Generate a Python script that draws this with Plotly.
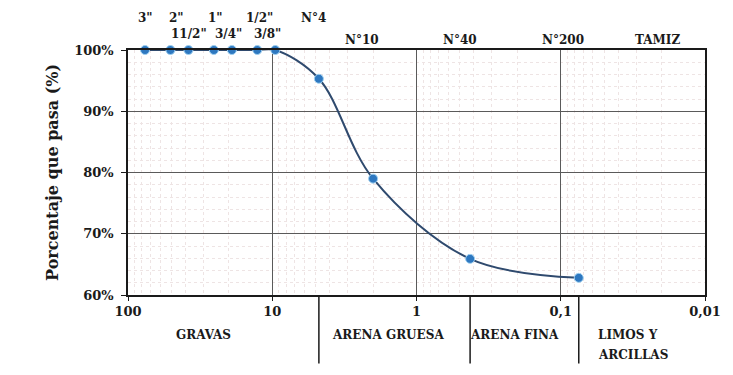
import math
import plotly.graph_objects as go

# Sieve analysis (curva granulométrica)
sieve_names = ['3"', '2"', '11/2"', '1"', '3/4"', '1/2"', '3/8"', 'N°4', 'N°10', 'N°40', 'N°200']
sieve_mm = [76.2, 50.8, 38.1, 25.4, 19.05, 12.7, 9.525, 4.75, 2.0, 0.425, 0.075]
passing_pct = [100, 100, 100, 100, 100, 100, 100, 95.3, 79.0, 65.9, 62.8]

x_tick_vals = [100, 10, 1, 0.1, 0.01]
x_tick_text = ["100", "10", "1", "0,1", "0,01"]
y_tick_vals = [60, 70, 80, 90, 100]
y_tick_text = ["60%", "70%", "80%", "90%", "100%"]

# soil fractions shown under the axis: label lines, centre (mm)
fraction_names = [["GRAVAS"], ["ARENA GRUESA"], ["ARENA FINA"], ["LIMOS Y", "ARCILLAS"]]
fraction_centres = [30.0, 1.58, 0.21, 0.034]
fraction_bounds = [4.75, 0.425, 0.075]

# label layout for sieve names above the chart: row (1 = upper) and pixel nudge
label_row = [1, 1, 2, 1, 2, 1, 2, 1, 3, 3, 3]
label_dx = [0, 6, 1, 2, -3, 2, -8, -5, -11, -10, -16]
row_shift = {1: 32, 2: 16, 3: 10}

SERIF = "DejaVu Serif"
BLACK = "#1a1a1a"

fig = go.Figure()
fig.add_trace(go.Scatter(
    x=sieve_mm, y=passing_pct, mode="lines+markers",
    line=dict(color="#2f4a6e", width=2, shape="spline", smoothing=1.0),
    marker=dict(color="#2e78c0", size=9, line=dict(color="#9fd0f0", width=1)),
    cliponaxis=False, showlegend=False,
))

# minor grid values for the log axis
minor_x = [m * 10 ** e for e in range(-2, 2) for m in range(2, 10)]

fig.update_xaxes(
    type="log", range=[math.log10(100), math.log10(0.01)],
    tickvals=x_tick_vals, ticktext=x_tick_text,
    ticks="outside", ticklen=4, tickcolor=BLACK,
    showline=True, linecolor=BLACK, linewidth=1.5, mirror=True,
    showgrid=True, gridcolor="#5a5a5a", gridwidth=1,
    minor=dict(tickvals=minor_x, showgrid=True, gridcolor="#eee4e4", griddash="dot", gridwidth=1),
    tickfont=dict(family=SERIF, size=13, color=BLACK, weight="bold"),
    zeroline=False,
)
fig.update_yaxes(
    range=[60, 100], tickvals=y_tick_vals, ticktext=y_tick_text,
    ticks="outside", ticklen=5, tickcolor=BLACK, ticklabelstandoff=5,
    showline=True, linecolor=BLACK, linewidth=1.5, mirror=True,
    showgrid=True, gridcolor="#5a5a5a", gridwidth=1,
    minor=dict(dtick=2, showgrid=True, gridcolor="#eee4e4", griddash="dot", gridwidth=1),
    tickfont=dict(family=SERIF, size=13, color=BLACK, weight="bold"),
    title=dict(text="Porcentaje que pasa (%)", standoff=12,
               font=dict(family=SERIF, size=16, color=BLACK, weight="bold")),
    zeroline=False,
)

annotations = []
for name, size, row, dx in zip(sieve_names, sieve_mm, label_row, label_dx):
    annotations.append(dict(
        x=math.log10(size), y=1, xref="x", yref="paper", yanchor="middle",
        yshift=row_shift[row], xshift=dx, text=name, showarrow=False,
        font=dict(family=SERIF, size=12, color=BLACK, weight="bold"),
    ))
annotations.append(dict(
    x=0.96, y=1, xref="paper", yref="paper", yanchor="middle", yshift=row_shift[3],
    text="TAMIZ", showarrow=False,
    font=dict(family=SERIF, size=12, color=BLACK, weight="bold"),
))
for lines, c in zip(fraction_names, fraction_centres):
    for i, line in enumerate(lines):
        annotations.append(dict(
            x=math.log10(c), y=0, xref="x", yref="paper", yanchor="middle",
            yshift=-40 - 20 * i, xshift=5 * i, text=line, showarrow=False,
            font=dict(family=SERIF, size=12, color=BLACK, weight="bold"),
        ))

shapes = [dict(type="line", xref="x", yref="paper", x0=b, x1=b, y0=0, y1=-0.28,
               line=dict(color=BLACK, width=1.5)) for b in fraction_bounds]

fig.update_layout(
    width=733, height=375,
    margin=dict(l=128, r=28, t=50, b=80),
    paper_bgcolor="white", plot_bgcolor="white",
    annotations=annotations, shapes=shapes,
)

fig.write_html("out.html")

## GIVEN INSTRUCTION
The data above needs to be retyped exactly, with the images left out.

## RESULT FOR THIS EXERCISE
Generate a Python script that draws this with Plotly.
import math
import plotly.graph_objects as go

# Sieve analysis (curva granulométrica)
sieve_names = ['3"', '2"', '11/2"', '1"', '3/4"', '1/2"', '3/8"', 'N°4', 'N°10', 'N°40', 'N°200']
sieve_mm = [76.2, 50.8, 38.1, 25.4, 19.05, 12.7, 9.525, 4.75, 2.0, 0.425, 0.075]
passing_pct = [100, 100, 100, 100, 100, 100, 100, 95.3, 79.0, 65.9, 62.8]

x_tick_vals = [100, 10, 1, 0.1, 0.01]
x_tick_text = ["100", "10", "1", "0,1", "0,01"]
y_tick_vals = [60, 70, 80, 90, 100]
y_tick_text = ["60%", "70%", "80%", "90%", "100%"]

# soil fractions shown under the axis: label lines, centre (mm)
fraction_names = [["GRAVAS"], ["ARENA GRUESA"], ["ARENA FINA"], ["LIMOS Y", "ARCILLAS"]]
fraction_centres = [30.0, 1.58, 0.21, 0.034]
fraction_bounds = [4.75, 0.425, 0.075]

# label layout for sieve names above the chart: row (1 = upper) and pixel nudge
label_row = [1, 1, 2, 1, 2, 1, 2, 1, 3, 3, 3]
label_dx = [0, 6, 1, 2, -3, 2, -8, -5, -11, -10, -16]
row_shift = {1: 32, 2: 16, 3: 10}

SERIF = "DejaVu Serif"
BLACK = "#1a1a1a"

fig = go.Figure()
fig.add_trace(go.Scatter(
    x=sieve_mm, y=passing_pct, mode="lines+markers",
    line=dict(color="#2f4a6e", width=2, shape="spline", smoothing=1.0),
    marker=dict(color="#2e78c0", size=9, line=dict(color="#9fd0f0", width=1)),
    cliponaxis=False, showlegend=False,
))

# minor grid values for the log axis
minor_x = [m * 10 ** e for e in range(-2, 2) for m in range(2, 10)]

fig.update_xaxes(
    type="log", range=[math.log10(100), math.log10(0.01)],
    tickvals=x_tick_vals, ticktext=x_tick_text,
    ticks="outside", ticklen=4, tickcolor=BLACK,
    showline=True, linecolor=BLACK, linewidth=1.5, mirror=True,
    showgrid=True, gridcolor="#5a5a5a", gridwidth=1,
    minor=dict(tickvals=minor_x, showgrid=True, gridcolor="#eee4e4", griddash="dot", gridwidth=1),
    tickfont=dict(family=SERIF, size=13, color=BLACK, weight="bold"),
    zeroline=False,
)
fig.update_yaxes(
    range=[60, 100], tickvals=y_tick_vals, ticktext=y_tick_text,
    ticks="outside", ticklen=5, tickcolor=BLACK, ticklabelstandoff=5,
    showline=True, linecolor=BLACK, linewidth=1.5, mirror=True,
    showgrid=True, gridcolor="#5a5a5a", gridwidth=1,
    minor=dict(dtick=2, showgrid=True, gridcolor="#eee4e4", griddash="dot", gridwidth=1),
    tickfont=dict(family=SERIF, size=13, color=BLACK, weight="bold"),
    title=dict(text="Porcentaje que pasa (%)", standoff=12,
               font=dict(family=SERIF, size=16, color=BLACK, weight="bold")),
    zeroline=False,
)

annotations = []
for name, size, row, dx in zip(sieve_names, sieve_mm, label_row, label_dx):
    annotations.append(dict(
        x=math.log10(size), y=1, xref="x", yref="paper", yanchor="middle",
        yshift=row_shift[row], xshift=dx, text=name, showarrow=False,
        font=dict(family=SERIF, size=12, color=BLACK, weight="bold"),
    ))
annotations.append(dict(
    x=0.96, y=1, xref="paper", yref="paper", yanchor="middle", yshift=row_shift[3],
    text="TAMIZ", showarrow=False,
    font=dict(family=SERIF, size=12, color=BLACK, weight="bold"),
))
for lines, c in zip(fraction_names, fraction_centres):
    for i, line in enumerate(lines):
        annotations.append(dict(
            x=math.log10(c), y=0, xref="x", yref="paper", yanchor="middle",
            yshift=-40 - 20 * i, xshift=5 * i, text=line, showarrow=False,
            font=dict(family=SERIF, size=12, color=BLACK, weight="bold"),
        ))

shapes = [dict(type="line", xref="x", yref="paper", x0=b, x1=b, y0=0, y1=-0.28,
               line=dict(color=BLACK, width=1.5)) for b in fraction_bounds]

fig.update_layout(
    width=733, height=375,
    margin=dict(l=128, r=28, t=50, b=80),
    paper_bgcolor="white", plot_bgcolor="white",
    annotations=annotations, shapes=shapes,
)

fig.write_html("out.html")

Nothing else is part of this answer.